While regulation poses ones of the biggest challenges to utilizing drone technology, those considerations don’t present as big of an issue for uses like this since there is no exposure to public or other aviation air traffic on account of the entire project taking place underground. It’s a reminder of the fact that regulation doesn’t always present a significant barrier to entry.
Based on their current usage on Liverpool Street, the team at Laing O’Rourke has put together a lessons learned document that will help other sites utilize the technology when applicable. That document includes details associated with current regulations requirements, what equipment and accessories are needed as well as techniques for flying in GPS denied areas and high magnetic ferrous metal areas.
These are details that are critical to how the organization can and will use drones, and they’ve already had Laing O’Rourke Projects in Australia and Hong Kong rely on these documents and experiences. It’s just the beginning for how the company can and will be adopting drone though.
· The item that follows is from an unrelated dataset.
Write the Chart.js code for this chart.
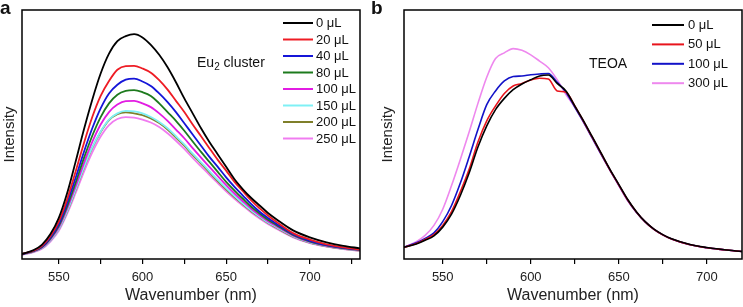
<!DOCTYPE html>
<html><head><meta charset="utf-8">
<script src="https://cdn.jsdelivr.net/npm/chart.js@4.4.1/dist/chart.umd.min.js"></script>
<style>
html,body{margin:0;padding:0;background:#fff;}
#wrap{position:relative;width:743px;height:307px;overflow:hidden;font-family:"Liberation Sans",Arial,sans-serif;}
canvas{position:absolute;top:0;}
.lbl{position:absolute;color:#111;white-space:nowrap;font-family:"Liberation Sans",Arial,sans-serif;}
</style></head><body>
<div id="wrap">
<canvas id="ca" width="372" height="307" style="left:0;width:372px;height:307px"></canvas>
<canvas id="cb" width="371" height="307" style="left:372px;width:371px;height:307px"></canvas>
<div class="lbl" style="left:0px;top:-2px;font-weight:bold;font-size:19px;line-height:19px">a</div>
<div class="lbl" style="left:371px;top:-2px;font-weight:bold;font-size:19px;line-height:19px">b</div>
<div class="lbl" style="left:197px;top:55px;font-size:14px;line-height:14px">Eu<span style="font-size:10px;position:relative;top:3px">2</span> cluster</div>
<div class="lbl" style="left:589px;top:56px;font-size:14px;line-height:14px">TEOA</div>
</div>
<script>
// ---------- Panel a data ----------
const wavelengthsA = [528,535,540,545,550,555,560,565,570,575,580,585,590,595,600,605,610,615,620,625,630,635,640,645,650,655,660,665,670,675,680,690,700,710,720,730];
const a0   = [2,3.6,5.8,10,16.5,26.5,39,52,64,74.5,82.5,87.5,89.5,90.3,89,86,82,77,71,64.5,58.5,52.5,47,42,37,32,28,24.5,21.5,18.5,16,11.5,8.7,6.7,5.3,4.3];
const a20  = [2,3.4,5.3,9.2,15,24,35,46.5,57,65.5,71.5,76,77.5,77.6,76.5,74.8,71.8,68,63.5,59,54,49.3,44.5,39.8,35.5,31,27.2,23.5,20.3,17.5,15,10.4,7.8,5.9,4.7,3.8];
const a40  = [2,3.3,5,8.7,14,22.5,32.5,43,52.5,60.5,66.5,70,72,72.4,71.3,69.5,66.5,63,59,54.5,50,45.5,41,37,32.8,29,25.5,22,19,16.5,14.2,10,7.3,5.6,4.5,3.7];
const a80  = [2,3.2,4.8,8.3,13.3,21.2,30.5,40.5,49.5,57,62.5,66,67.5,67.8,67,65.5,62.5,59,55.5,51.5,47.2,43,39,35,31,27.5,24.2,21,18.3,15.8,13.7,9.7,7.1,5.5,4.4,3.6];
const a100 = [1.9,3.1,4.6,7.9,12.6,20.2,29,38.5,47,54,59,62,63.4,63.5,62.5,61,58.5,55.5,52,48.5,44.5,40.7,37,33.3,29.7,26.3,23.2,20.2,17.6,15.2,13.2,9.4,6.9,5.3,4.3,3.5];
const a150 = [1.8,3,4.4,7.5,12,19.2,27.8,36.8,44.8,51.2,56,58.5,59.5,59.3,58.5,57,55,52.5,49.3,46,42.3,38.8,35.3,31.8,28.5,25.3,22.3,19.5,17,14.7,12.8,9.1,6.7,5.2,4.2,3.4];
const a200 = [1.8,3,4.4,7.5,12,19,27.6,36.6,44.6,51,55.8,58.2,58.9,58.5,57.8,56.5,54.6,52,48.8,45.5,41.8,38.3,34.8,31.3,28,24.9,22,19.2,16.8,14.5,12.6,9,6.6,5.1,4.1,3.4];
const a250 = [1.7,2.8,4.1,7,11.3,18.2,26.4,35,42.8,49.2,53.8,56.2,57,56.8,56,54.8,53,50.5,47.5,44.2,40.6,37.2,33.8,30.5,27.2,24.2,21.4,18.7,16.3,14.1,12.2,8.7,6.4,5,4,3.3];
const labelsA = ['0 \u03bcL','20 \u03bcL','40 \u03bcL','80 \u03bcL','100 \u03bcL','150 \u03bcL','200 \u03bcL','250 \u03bcL'];
const colorsA = ['#000000','#ee1c24','#1515d8','#1d7a1d','#e21ce2','#7ff0f5','#7f7f2a','#f07cf0'];

// ---------- Panel b data ----------
const wavelengthsB = [528,535,540,545,550,555,560,565,570,575,580,585,590,595,600,605,610,615,620,625,630,635,640,645,650,655,660,665,670,675,680,690,700,710,720];
const b0   = [4.7,6,7.5,9.3,12.8,18,25.5,34.5,45,53.5,60,64.5,68,70.3,72,73.5,73.9,70.5,67.5,61.5,55.5,49,42.5,36,30,24,19,15,12,9.8,8.1,5.9,4.6,3.7,3];
const b50  = [4.7,6.2,7.8,9.8,13.5,19,27,36,47,55.5,61.5,66.5,69.5,70.5,71.9,72.6,72.3,67.5,67,61.5,55.3,48.8,42.3,35.8,29.8,23.8,18.9,14.9,11.9,9.7,8,5.8,4.5,3.7,3];
const b100 = [4.7,6.5,8.3,10.5,15,21.5,30.5,41,52,62,67.5,71.5,73.3,73.5,74,74.3,74.5,71,67,61,55,48.5,42,35.7,29.7,23.7,18.8,14.9,11.9,9.7,8,5.8,4.5,3.7,3];
const b300 = [4.7,7,9.5,13.5,20,29.5,40,51,62.5,73,80.5,82.8,84.5,83.8,82,79.5,76.8,72,66,61,55,48.5,42,35.7,29.5,23.5,18.8,14.9,11.9,9.7,8,5.8,4.5,3.7,3];
const labelsB = ['0 \u03bcL','50 \u03bcL','100 \u03bcL','300 \u03bcL'];
const colorsB = ['#000000','#e8141c','#1212c8','#ee88ee'];

const xTicks = [550,575,600,625,650,675,700,725];
const xTitle = 'Wavenumber (nm)';
const yTitle = 'Intensity';

const FONT = '"Liberation Sans", Arial, sans-serif';

const framePlugin = {
  id: 'frame',
  afterDraw(chart) {
    const {ctx, chartArea: a} = chart;
    ctx.save();
    ctx.strokeStyle = '#000';
    ctx.lineWidth = 1.5;
    ctx.strokeRect(a.left, a.top, a.right - a.left, a.bottom - a.top);
    ctx.restore();
  }
};
const legendPlugin = {
  id: 'customLegend',
  afterDatasetsDraw(chart, args, opts) {
    const ctx = chart.ctx;
    ctx.save();
    ctx.font = '13px ' + FONT;
    ctx.textBaseline = 'middle';
    ctx.textAlign = 'left';
    ctx.fillStyle = '#111';
    chart.data.datasets.forEach((ds, i) => {
      const y = opts.y0 + i * opts.dy;
      ctx.strokeStyle = ds.borderColor;
      ctx.lineWidth = 2;
      ctx.beginPath();
      ctx.moveTo(opts.x0, y);
      ctx.lineTo(opts.x0 + opts.len, y);
      ctx.stroke();
      ctx.fillText(ds.label, opts.x0 + opts.len + opts.gap, y + 0.5);
    });
    ctx.restore();
  }
};

function makeDatasets(xs, series, labels, colors, width) {
  return series.map((s, k) => ({
    label: labels[k],
    data: s.map((v, i) => ({x: xs[i], y: v})),
    borderColor: colors[k],
    backgroundColor: colors[k],
    borderWidth: width,
    pointRadius: 0,
    fill: false,
    cubicInterpolationMode: 'monotone'
  }));
}

function makeChart(id, xs, series, labels, colors, cfg) {
  return new Chart(document.getElementById(id), {
    type: 'line',
    data: {datasets: makeDatasets(xs, series, labels, colors, cfg.lw)},
    options: {
      responsive: false,
      animation: false,
      events: [],
      layout: {padding: {top: 10, right: cfg.padRight, left: 0, bottom: 0}},
      plugins: {
        legend: {display: false},
        tooltip: {enabled: false},
        customLegend: cfg.legend
      },
      scales: {
        x: {
          type: 'linear',
          min: cfg.xmin, max: cfg.xmax,
          afterBuildTicks: (scale) => { scale.ticks = xTicks.filter(v => v >= cfg.xmin && v <= cfg.xmax).map(v => ({value: v})); },
          afterFit: (scale) => { scale.height = 48; },
          border: {display: false},
          grid: {display: true, drawOnChartArea: false, drawTicks: true, tickLength: 5, color: '#000', lineWidth: 1.2},
          ticks: {
            autoSkip: false, maxRotation: 0, padding: 6, color: '#222',
            font: {family: FONT, size: 13},
            callback: (v) => (v % 50 === 0 ? String(v) : '')
          },
          title: {display: true, text: xTitle, color: '#222', font: {family: FONT, size: 16}, padding: {top: 0, bottom: 2}}
        },
        y: {
          min: 0, max: 100,
          afterFit: (scale) => { scale.width = cfg.yWidth; },
          border: {display: false},
          grid: {display: false},
          ticks: {display: false},
          title: {display: true, text: yTitle, color: '#222', font: {family: FONT, size: 15}, padding: {top: cfg.yTitlePad, bottom: 0}}
        }
      }
    },
    plugins: [framePlugin, legendPlugin]
  });
}

makeChart('ca', wavelengthsA, [a0,a20,a40,a80,a100,a150,a200,a250], labelsA, colorsA, {
  xmin: 528, xmax: 730, padRight: 12, yWidth: 22, yTitlePad: 0.5, lw: 1.8,
  legend: {x0: 283, len: 30, gap: 3, y0: 23, dy: 16.5}
});
makeChart('cb', wavelengthsB, [b0,b50,b100,b300], labelsB, colorsB, {
  xmin: 528, xmax: 720, padRight: 1, yWidth: 32, yTitlePad: 7, lw: 1.6,
  legend: {x0: 280, len: 32, gap: 4, y0: 25, dy: 19.4}
});
</script>
</body></html>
“We have been working with Topcon and Soluis to use the Falcon 8 Drone to capture photogrammetry and Terrestrial LiDAR scans within the tunnels,” Kugananthan mentioned. “Once the cloud data and information have been processed, a VR environment will be produced to enable accurate measurements taken in VR. This is a new concept and has great potential.”
The potential Kugananthan is referencing is obvious, as the ability to view, augment and adjust these kinds of VR environments will enable all sorts of opportunities while ensuring crews stay safe without creating additional logistical expenses.
The bottom line difference UAV technology can make today in construction tunnel environments is quantifiable, but the true potential of the technology is just beginning to be explored. That makes it more important than ever to understand what’s working today in order to open up brand new applications in Europe and across the world tomorrow.